There is also resale value to consider. Buyers notice interiors immediately. They notice shiny steering wheels from hand oils, stained seats, smells that suggest neglect, and vents packed with dust. A properly detailed cabin signals that the vehicle has been cared for, and that can support stronger value when it is time to sell or trade in.
For families and professionals, interior detailing also improves the ownership experience. If you spend hours each week commuting, transporting clients, or driving kids to school and practice, the cabin is not a minor part of the vehicle. It is the environment you live in on the road.
How long interior detailing services usually take
Time depends on size, condition, and the level of correction needed. A well-kept sedan getting maintenance service may take a few hours. A larger SUV with pet hair, stains, and heavy soil can take most of a day. Severe odor treatment or extraction-heavy work may require even longer, especially if drying time is part of the process.
That matters when comparing quotes. If one provider promises a full interior detail in a very short window, it is fair to ask what is actually included. Thorough work takes time. Rushed interiors often look better at first glance but still have debris in cracks, residue on trim, and moisture left behind in fabrics.
Mobile service can also affect timing slightly. A skilled mobile detailer can do excellent work, but the setup, weather, and access to power or water may influence the workflow. Garage-based service can be more controlled for advanced corrections or sensitive materials. The best option depends on the vehicle and the service needed.
What to ask before booking
Not every detailing provider works to the same standard. If you are comparing options, ask how they treat different interior materials, whether stain and odor removal are included or quoted separately, and what level of result is realistic for your vehicle’s condition.
It also makes sense to ask whether the company is insured, trained, and experienced with premium interiors. Modern cabins can include delicate matte trim, perforated leather, suede-like materials, touchscreens, and specialty finishes that are easy to damage with the wrong tools or products. Certification does not replace skill, but it does show a commitment to professional standards. That matters in a crowded market where anyone can advertise detailing.
A strong provider should also be transparent about limitations. Deep-set dye transfer, old spills, and certain odors are not always removable in one visit. Honest expectations are a sign of professionalism, not a drawback.
When protection should be part of the service
Cleaning restores an interior. Protection helps keep it that way. Depending on the surfaces, interior protection may include conditioner for leather, UV protection for plastic and vinyl, or specialized coatings for fabric and upholstery. These products can make regular upkeep easier and reduce how quickly the cabin shows wear.
That said, protection is not one-size-fits-all. Some owners want a natural, factory-matte finish with no added shine. Others want stronger stain resistance for family vehicles or work trucks. A professional should match the finish and protection level to the vehicle and your preferences, not apply the same dressing to every interior.
For drivers who want long-term results, a maintenance plan often makes more sense than waiting until the vehicle feels out of control.
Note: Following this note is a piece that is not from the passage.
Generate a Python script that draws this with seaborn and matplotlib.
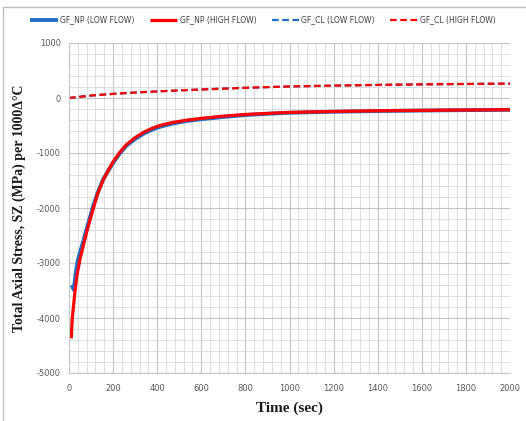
import numpy as np
import pandas as pd
import seaborn as sns
import matplotlib
matplotlib.use("Agg")
import matplotlib.pyplot as plt
from matplotlib.ticker import MultipleLocator
from matplotlib.lines import Line2D

# ---- data ----
t_np_low = [12, 22, 30, 40, 52, 65, 80, 95, 110, 130, 155, 180, 200, 230, 260, 300, 340, 380, 420, 470, 530,
            600, 700, 800, 900, 1000, 1200, 1400, 1600, 1800, 2000]
np_low = [-3400, -3490, -3200, -2950, -2780, -2600, -2380, -2170, -1960, -1720, -1480, -1310, -1180, -1010, -870,
          -745, -645, -570, -515, -465, -420, -385, -345, -310, -287, -268, -250, -237, -228, -220, -215]

t_np_high = [10, 15, 20, 28, 35, 50, 65, 80, 95, 110, 130, 155, 180, 200, 230, 260, 300, 340, 380, 420, 470, 530,
             600, 700, 800, 900, 1000, 1200, 1400, 1600, 1800, 2000]
np_high = [-4370, -4000, -3800, -3480, -3250, -2930, -2680, -2440, -2220, -2010, -1740, -1490, -1300, -1160, -990,
           -850, -720, -620, -545, -490, -445, -405, -370, -330, -300, -280, -262, -245, -232, -225, -218, -213]

t_cl = [0, 100, 200, 300, 400, 500, 600, 800, 1000, 1200, 1400, 1600, 1800, 2000]
cl_low = [0, 45, 75, 100, 120, 138, 155, 185, 210, 225, 238, 248, 255, 262]
cl_high = [0, 45, 75, 100, 120, 138, 155, 185, 210, 225, 238, 248, 255, 262]

series_names = ["GF_NP (LOW FLOW)", "GF_NP (HIGH FLOW)", "GF_CL (LOW FLOW)", "GF_CL (HIGH FLOW)"]

frames = [
    pd.DataFrame({"t": t_np_low, "v": np_low, "s": series_names[0]}),
    pd.DataFrame({"t": t_np_high, "v": np_high, "s": series_names[1]}),
    pd.DataFrame({"t": t_cl, "v": cl_low, "s": series_names[2]}),
    pd.DataFrame({"t": t_cl, "v": cl_high, "s": series_names[3]}),
]
df = pd.concat(frames, ignore_index=True)

BLUE = "#1f6fc6"
RED = "#ff0000"
colors = {series_names[0]: BLUE, series_names[1]: RED, series_names[2]: BLUE, series_names[3]: RED}
styles = {series_names[0]: (0, ()), series_names[1]: (0, ()), series_names[2]: (0, (3, 1.6)), series_names[3]: (0, (3, 1.6))}
widths = {series_names[0]: 2.8, series_names[1]: 2.3, series_names[2]: 1.6, series_names[3]: 1.6}

sns.set_theme(style="white")
plt.rcParams["axes.unicode_minus"] = False
fig = plt.figure(figsize=(5.26, 4.21), dpi=100)
ax = fig.add_axes([69/526, 1-373/421, (510-69)/526, (373-43)/421])

for name in series_names:
    sub = df[df["s"] == name]
    sns.lineplot(data=sub, x="t", y="v", ax=ax, color=colors[name],
                 linewidth=widths[name], linestyle=styles[name], estimator=None, sort=False,
                 legend=False)

ax.set_xlim(0, 2000)
ax.set_ylim(-5000, 1000)
ax.xaxis.set_major_locator(MultipleLocator(200))
ax.xaxis.set_minor_locator(MultipleLocator(40))
ax.yaxis.set_major_locator(MultipleLocator(1000))
ax.yaxis.set_minor_locator(MultipleLocator(200))
ax.grid(which="major", color="#c4c4c4", linewidth=0.8)
ax.grid(which="minor", color="#dcdcdc", linewidth=0.7)
ax.set_axisbelow(True)
for sp in ["top", "right"]:
    ax.spines[sp].set_visible(False)
for sp in ["left", "bottom"]:
    ax.spines[sp].set_color("#c4c4c4")
    ax.spines[sp].set_linewidth(0.8)

ax.tick_params(axis="both", which="major", labelsize=6, labelcolor="#595959", colors="#bfbfbf", length=3, width=0.8, pad=4)
ax.tick_params(axis="x", which="major", direction="out", length=4)
ax.tick_params(axis="y", which="major", length=0, pad=6)
ax.tick_params(which="minor", length=0)
for lbl in ax.get_xticklabels() + ax.get_yticklabels():
    lbl.set_color("#595959")

ax.set_xlabel("Time (sec)", fontfamily="Liberation Serif", fontweight="bold", fontsize=11, color="#1a1a1a", labelpad=6)
ax.set_ylabel("Total Axial Stress, SZ (MPa) per 1000Δ°C", fontfamily="Liberation Serif", fontweight="bold",
              fontsize=10, color="#1a1a1a", labelpad=10)
ax.yaxis.set_label_coords(-0.098, 0.5)

handles = [Line2D([0], [0], color=colors[n], linewidth=widths[n], linestyle=styles[n]) for n in series_names]
fig.legend(handles, series_names, loc="center", bbox_to_anchor=(0.5, 1-20/421), ncol=4, frameon=False,
           fontsize=5.5, handlelength=3.6, handletextpad=0.3, columnspacing=2.0, labelcolor="#404040")

# outer frame (top and left edge, as in the screenshot)
fig.add_artist(Line2D([3/526, 1], [1-7/421, 1-7/421], transform=fig.transFigure, color="#bfbfbf", linewidth=1))
fig.add_artist(Line2D([3/526, 3/526], [0, 1-7/421], transform=fig.transFigure, color="#bfbfbf", linewidth=1))

fig.savefig("out.png", dpi=100, facecolor="white")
Regular service reduces the need for aggressive correction later and helps preserve the value of the materials over time. That is especially true in New England, where mud, salt, sand, and wet gear can make interiors deteriorate faster than people expect.
Choosing the right guide to interior detailing services for your needs
The best guide to interior detailing services is not the one that promises the most. It is the one that helps you choose the right level of care for your vehicle, your schedule, and your standards. Some owners need a seasonal refresh. Others need concierge-level service that keeps the cabin consistently sharp with minimal disruption to their day.
If convenience matters, mobile detailing can be a strong fit. If the job is more specialized, an in-shop environment may be the better choice. If your vehicle is newer, preventive care may be enough. If it has been through years of commuting, kids, pets, or winter weather, a deeper correction is probably worth it.
At SPS Autocare, that conversation starts with the condition of the vehicle and the result the owner wants, not a one-size-fits-all script. That approach tends to lead to better outcomes and fewer surprises.
A well-detailed interior does more than look clean for a few days. It makes the vehicle feel cared for again, which is often exactly what owners notice the moment they open the door.